Friday, January 29, 2010

Week 10- Creating the Armature for our Animal Sculptures

This week, kids brought in supples like plastic pop bottles and cardboard and starting putting together the armature or framework for their paper mâché animal sculptures...

We secured the parts with lots and lots of masking tape...

Some kids used cardboard to make the underlying shape of their animal...

Next week, the kids that still need to fine tune their armatures can do so. If you forgot to bring something for your sculpture, please remember to bring it next week! Kids who are ready to start sculpting with wet newspaper will get the opportunity to begin that on Tuesday. See you then!

Thursday, January 21, 2010

Week 9- Beginning our Animal Sculptures

This week, the kids chose an animal they'd like to sculpt out of paper mâché. To start, we drew our animal to get familiar with it's shape and body parts.

We also talked about gathering supplies for the armature of the animal by asking ourselves questions like these: What sort of shape is the body? Would a 2 liter bottle serve as a good base for it, or something else? Is it flat like a turtle? Perhaps a plastic lid would work. Some kids are collecting things like paper towel tubes for legs. Cardboard works well for ears and wings. Wire can be used for thin parts like antlers. And of course, everyone will need newspaper.

Here's an example of a 1st grader's animal project, an okapi, done with paper mâché. The body is a two liter bottle, the legs are paper towel tubes, the head is a small Gatorade bottle, and the ears are cardboard.

Hopefully this gives you an idea of what we are about to undertake. It should be lots of fun!

Tuesday, January 19, 2010

Week 8- Finishing our Watercolor Landscape Paintings

I'm a bit late in putting up this post... sorry about that. Last Tuesday we finished our watercolor landscapes by adding some detail. We used watercolor pencils and I showed the kids the different ways you can manipulate them. You can draw on wet paper with them, draw on dry paper and then blend them with a wet watercolor brush, or you can just draw on the dry paper if you want crisp lines. They really are very versatile and can give your painting lots of exciting detail.

I didn't bring my camera this past week. However, you'll all have the opportunity to view the students' work at the Pioneer Coffee Company soon. The owner has agreed to exhibit their paintings and I plan to bring them up there and hang them in week or so. I'll let you all know when the big unveiling is, so that you can check it out. I think you'll be impressed at what they've accomplished.

This week, we'll be starting our paper mâché animal sculptures. We'll be drawing from photographs to get more acquainted with the shape of our animals. And we'll also be gathering ideas for objects that will work well as a base or armature for our sculpture. The kids seem really excited to start this next project!

Wednesday, January 6, 2010

Week 7- Continuing our Watercolor Landscapes

Today we continued painting our watercolor landscape paintings. I talked about layering color while emphasizing taking your time.

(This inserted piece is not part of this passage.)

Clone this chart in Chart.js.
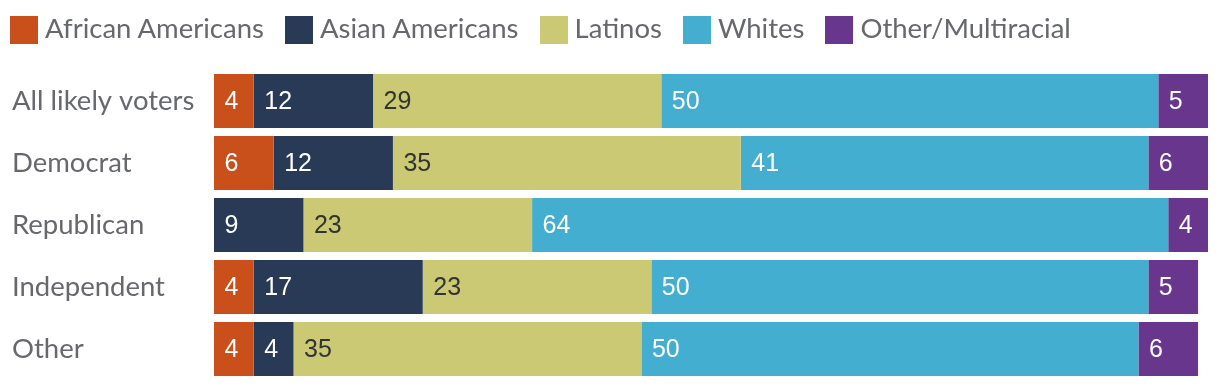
<!DOCTYPE html>
<html>
<head>
<meta charset="utf-8">
<script src="https://cdn.jsdelivr.net/npm/chart.js@4"></script>
<style>
  html, body { margin: 0; padding: 0; background: #fff; }
  #wrap { position: relative; width: 1220px; height: 386px; }
  #legend { position: absolute; left: 10px; top: 16px; display: flex; font-family: Lato, sans-serif; font-size: 27.5px; color: #66686d; }
  .item { display: flex; align-items: center; margin-right: 21px; height: 28px; }
  .box { width: 28px; height: 28px; margin-right: 7px; }
  .txt { position: relative; top: -3px; }
</style>
</head>
<body>
<div id="wrap">
  <canvas id="chart" width="1220" height="386"></canvas>
  <div id="legend"></div>
</div>
<script>
const categories = ['All likely voters', 'Democrat', 'Republican', 'Independent', 'Other'];
const seriesNames = ['African Americans', 'Asian Americans', 'Latinos', 'Whites', 'Other/Multiracial'];
const africanAmericans = [4, 6, 0, 4, 4];
const asianAmericans = [12, 12, 9, 17, 4];
const latinos = [29, 35, 23, 23, 35];
const whites = [50, 41, 64, 50, 50];
const otherMultiracial = [5, 6, 4, 5, 6];

const colors = ['#c94f1b', '#283a55', '#cbc974', '#44aed1', '#69368e'];
const labelColors = ['#fff', '#fff', '#333', '#fff', '#fff'];
const seriesValues = [africanAmericans, asianAmericans, latinos, whites, otherMultiracial];

// value labels drawn at the start of each segment
const segmentLabels = {
  id: 'segmentLabels',
  afterDatasetsDraw(chart) {
    const ctx = chart.ctx;
    ctx.save();
    ctx.font = '25px "Liberation Sans", Arial, sans-serif';
    ctx.textBaseline = 'middle';
    ctx.textAlign = 'left';
    chart.data.datasets.forEach((ds, i) => {
      chart.getDatasetMeta(i).data.forEach((bar, j) => {
        const v = ds.data[j];
        if (!v) return;
        ctx.fillStyle = labelColors[i];
        ctx.fillText(String(v), Math.min(bar.base, bar.x) + 10.5, bar.y + 1);
      });
    });
    ctx.restore();
  }
};

new Chart(document.getElementById('chart'), {
  type: 'bar',
  data: {
    labels: categories,
    datasets: seriesNames.map((name, i) => ({
      label: name,
      data: seriesValues[i],
      backgroundColor: colors[i],
      borderWidth: 0,
      barPercentage: 1,
      categoryPercentage: 54 / 62
    }))
  },
  options: {
    indexAxis: 'y',
    responsive: false,
    animation: false,
    layout: { padding: { left: 12, right: 12, top: 70, bottom: 6 } },
    plugins: { legend: { display: false }, tooltip: { enabled: false } },
    scales: {
      x: { stacked: true, min: 0, max: 100, display: false },
      y: {
        stacked: true,
        grid: { display: false },
        border: { display: false },
        ticks: {
          crossAlign: 'far',
          color: '#66686d',
          font: { family: 'Lato', size: 27.5 }
        },
        afterFit(scale) {
          scale.width = 202;
          scale.paddingTop = 0;
          scale.paddingBottom = 0;
        }
      }
    }
  },
  plugins: [segmentLabels]
});

// legend
const legend = document.getElementById('legend');
seriesNames.forEach((name, i) => {
  const item = document.createElement('div');
  item.className = 'item';
  item.innerHTML = '<span class="box" style="background:' + colors[i] + '"></span><span class="txt">' + name + '</span>';
  legend.appendChild(item);
});
</script>
</body>
</html>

I talked a bit about local color... which is "The actual color of an object or surface, unaffected by shadow coloring, light quality or other factors." In other words, the local color of a red apple, is red. But, that red may have shades of other colors in it if you look closer.... like green, yellow, orange or even blue or purple. The same goes for trees, grass and mountains. They may look green, but if you look closer you'll see yellow, orange, brown, etc.

Here's their progress so far:

Next week, we'll continue with these paintings. Mrs. Luker's got some watercolor pencils and we'll learn about ways to incorporate more detail into our paintings with them.

Looking ahead, Mrs. Luker and I have discussed some projects we'll be tackling in the near future including paper mâché animal sculptures and Aboriginal Dreaming paintings using a Contact Paper/acrylic paint technique. With that in mind, we are asking parents to start saving newspapers for our sculptures. Also, if you have any empty water bottles, paper towel tubes or wire around we can use that for the armature of our paper mâché sculptures. You can start sending those supplies in with your child any time in the next couple of weeks.